PENDLETON — Since the pandemic began, Maj. DeWayne Halstad of the Salvation Army has spent nearly every day in his car, driving hundreds of hours and delivering countless meals to those in need.
The organization has been hard at work for months, too, bringing thousands of meals to those who have lost their jobs during an economic catastrophe that has left one in eight American households without enough to eat, according to the New York Times.
“People have wanted help. They don’t know what they’re going to do,” Halstad said. “People lost jobs. They’ve wanted to come get some food. Some have just been passing through for a meal.”
Halstad estimates that before the pandemic, the Salvation Army would deliver as many as 50 meals a day. But when things took a turn for the worse, they began to deliver closer to 150 per day. And they haven’t been able to serve seconds like they used to.
But on Thanksgiving, the Salvation Army will be serving more than 200 to-go meals to those in need. They will also be delivering around 100 meals door-to-door, dozens more than in recent years, Halstad said.

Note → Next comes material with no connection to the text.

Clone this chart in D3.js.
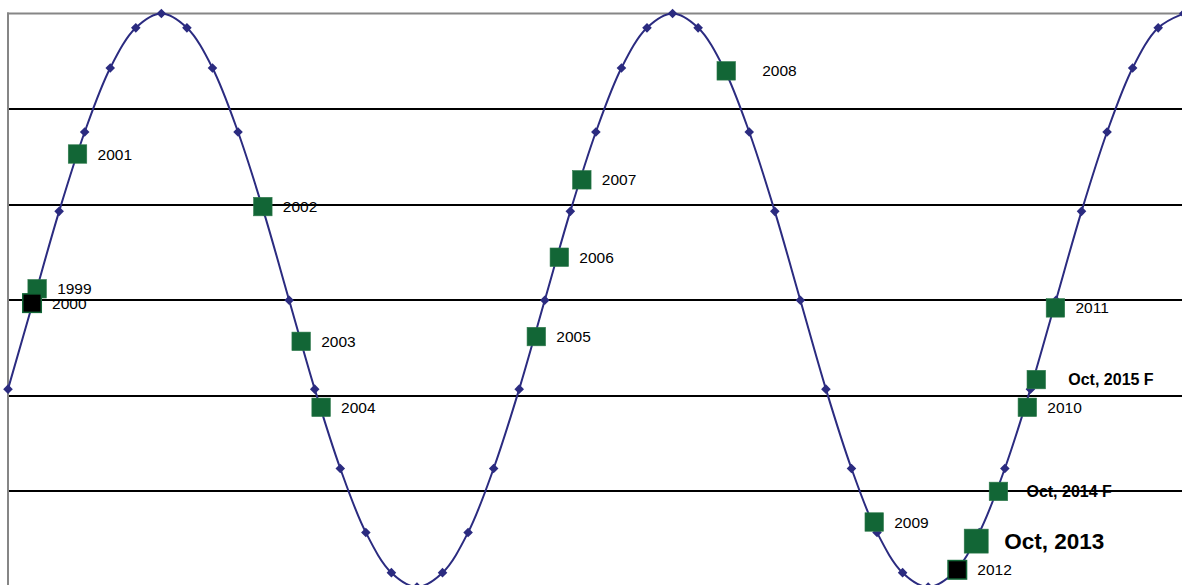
<!DOCTYPE html>
<html>
<head>
<meta charset="utf-8">
<script src="https://cdn.jsdelivr.net/npm/d3@7/dist/d3.min.js"></script>
<style>
  html, body { margin: 0; padding: 0; background: #fff; }
  svg { display: block; font-family: "Liberation Sans", Arial, sans-serif; }
</style>
</head>
<body>
<svg id="chart" width="1182" height="585"></svg>
<script>
// ---- Data ----
// Cycle curve values, one point per step
const waveValues = [
  2.07, 3.00, 3.93, 4.76, 5.43, 5.85, 6.00, 5.85, 5.43, 4.76,
  3.93, 3.00, 2.07, 1.24, 0.57, 0.15, 0.00, 0.15, 0.57, 1.24,
  2.07, 3.00, 3.93, 4.76, 5.43, 5.85, 6.00, 5.85, 5.43, 4.76,
  3.93, 3.00, 2.07, 1.24, 0.57, 0.15, 0.00, 0.15, 0.57, 1.24,
  2.07, 3.00, 3.93, 4.76, 5.43, 5.85, 6.00
];
// Year markers
const yearLabels = ["1999", "2000", "2001", "2002", "2003", "2004", "2005", "2006", "2007",
  "2008", "2009", "2010", "2011", "2012", "Oct, 2013", "Oct, 2014 F", "Oct, 2015 F"];
const yearX = [1.14, 0.94, 2.72, 9.97, 11.47, 12.25, 20.67, 21.57, 22.45,
  28.10, 33.89, 39.88, 40.98, 37.14, 37.88, 38.75, 40.23];
const yearY = [3.12, 2.97, 4.53, 3.98, 2.57, 1.88, 2.62, 3.45, 4.26,
  5.40, 0.68, 1.88, 2.92, 0.18, 0.48, 1.00, 2.17];
const gridValues = [1, 2, 3, 4, 5];

// ---- Styling / layout ----
const W = 1182, H = 585;
const navy = "#2b2b80";
const green = "#126636";
const blackMarkers = ["2000", "2012"];
const bigMarker = "Oct, 2013";
const boldLabels = ["Oct, 2013", "Oct, 2014 F", "Oct, 2015 F"];
const labelDx = { "2008": 36, "Oct, 2013": 28, "Oct, 2014 F": 28, "Oct, 2015 F": 32 };

const svg = d3.select("#chart");

const x = d3.scaleLinear().domain([0, waveValues.length - 1]).range([8, 8 + 46 * 25.56]);
const y = d3.scaleLinear().domain([0, 6]).range([587, 13.5]);

// Gridlines
svg.append("g").selectAll("line").data(gridValues).join("line")
  .attr("x1", 8).attr("x2", W)
  .attr("y1", d => Math.round(y(d))).attr("y2", d => Math.round(y(d)))
  .attr("stroke", "#000").attr("stroke-width", 2);

// Plot border (top & left visible)
svg.append("line").attr("x1", 7).attr("x2", W).attr("y1", 13.5).attr("y2", 13.5)
  .attr("stroke", "#868686").attr("stroke-width", 2);
svg.append("line").attr("x1", 8).attr("x2", 8).attr("y1", 12.5).attr("y2", H)
  .attr("stroke", "#868686").attr("stroke-width", 2);

// Curve
const line = d3.line().x((d, i) => x(i)).y(d => y(d)).curve(d3.curveCatmullRom.alpha(0.5));
svg.append("path").datum(waveValues)
  .attr("d", line).attr("fill", "none").attr("stroke", navy).attr("stroke-width", 2);

// Diamonds
const diamond = d3.symbol().type(d3.symbolSquare).size(46);
svg.append("g").selectAll("path").data(waveValues).join("path")
  .attr("d", diamond)
  .attr("transform", (d, i) => `translate(${x(i)},${y(d)}) rotate(45)`)
  .attr("fill", navy);

// Year markers
const years = yearLabels.map((label, i) => ({ label, xv: yearX[i], yv: yearY[i] }));
const mg = svg.append("g");
years.forEach(d => {
  const s = d.label === bigMarker ? 24 : 18.5;
  const isBlack = blackMarkers.includes(d.label);
  mg.append("rect")
    .attr("x", x(d.xv) - s / 2).attr("y", y(d.yv) - s / 2)
    .attr("width", s).attr("height", s)
    .attr("fill", isBlack ? "#000" : green)
    .attr("stroke", isBlack ? green : "#2f7a4c").attr("stroke-width", isBlack ? 1.5 : 0.6);
});

// Labels
years.forEach(d => {
  const bold = boldLabels.includes(d.label);
  const fs = d.label === bigMarker ? 22.5 : (bold ? 16 : 15.5);
  const dx = labelDx[d.label] !== undefined ? labelDx[d.label] : 20;
  svg.append("text")
    .attr("x", x(d.xv) + dx)
    .attr("y", y(d.yv) + fs * 0.36)
    .attr("font-size", fs)
    .attr("font-weight", bold ? "bold" : "normal")
    .attr("fill", "#000")
    .text(d.label);
});
</script>
</body>
</html>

People who would like to receive to-go meals — which include turkey, cranberry sauce, mashed potatoes, stuffing, pie with whipped cream and a roll — can get them at the Salvation Army’s main building in Pendleton, 150 S.E. Emigrant Ave.
Halstad said they will be focusing deliveries on senior citizens and people who are concerned for their health and do not wish to leave their homes.
In recent weeks, Halstad chatted with his volunteers, who were worried that, given the pandemic, people wouldn’t be as giving. The opposite has happened, as the local hospital and several businesses have donated food every week.
“When the pandemic hit, we were really worried about having donations drop, that people wouldn’t be giving,” he said. “But the community has really stepped up and helped. Otherwise, we wouldn’t be able to have the Thanksgiving that we’re doing.”
Halstad said that they have received support in the form of turkeys, potatoes and financial donations. The donations are needed, too, as the pandemic has made things much more expensive for the Salvation Army. Halstad estimates the organization is spending at least $10,000 more per year than most years on things like to-go boxes for delivering meals and water bottles.
Due to the pandemic, the number of volunteers for the Salvation Army Thanksgiving meal has been cut in half, from 20 to 10. They’ve also had to turn volunteers away to keep their numbers low and ensure they are remaining safe and cautious.
“It’s been really hard to get people out to work nowadays,” he said.
Despite the challenging times, Halstad said he hopes to raise $40,000 this holiday season. Halstad and the Salvation Army also have goals this holiday season to bring presents to 300 families as part of the “Rescue Christmas” program.
For Halstad, who is a pastor, not being able to minister to his congregation throughout the pandemic has been his biggest personal struggle. His biggest hope, though, is for next year to be better, and that soon enough things will resolve to some semblance of normalcy, all so that he can keep giving.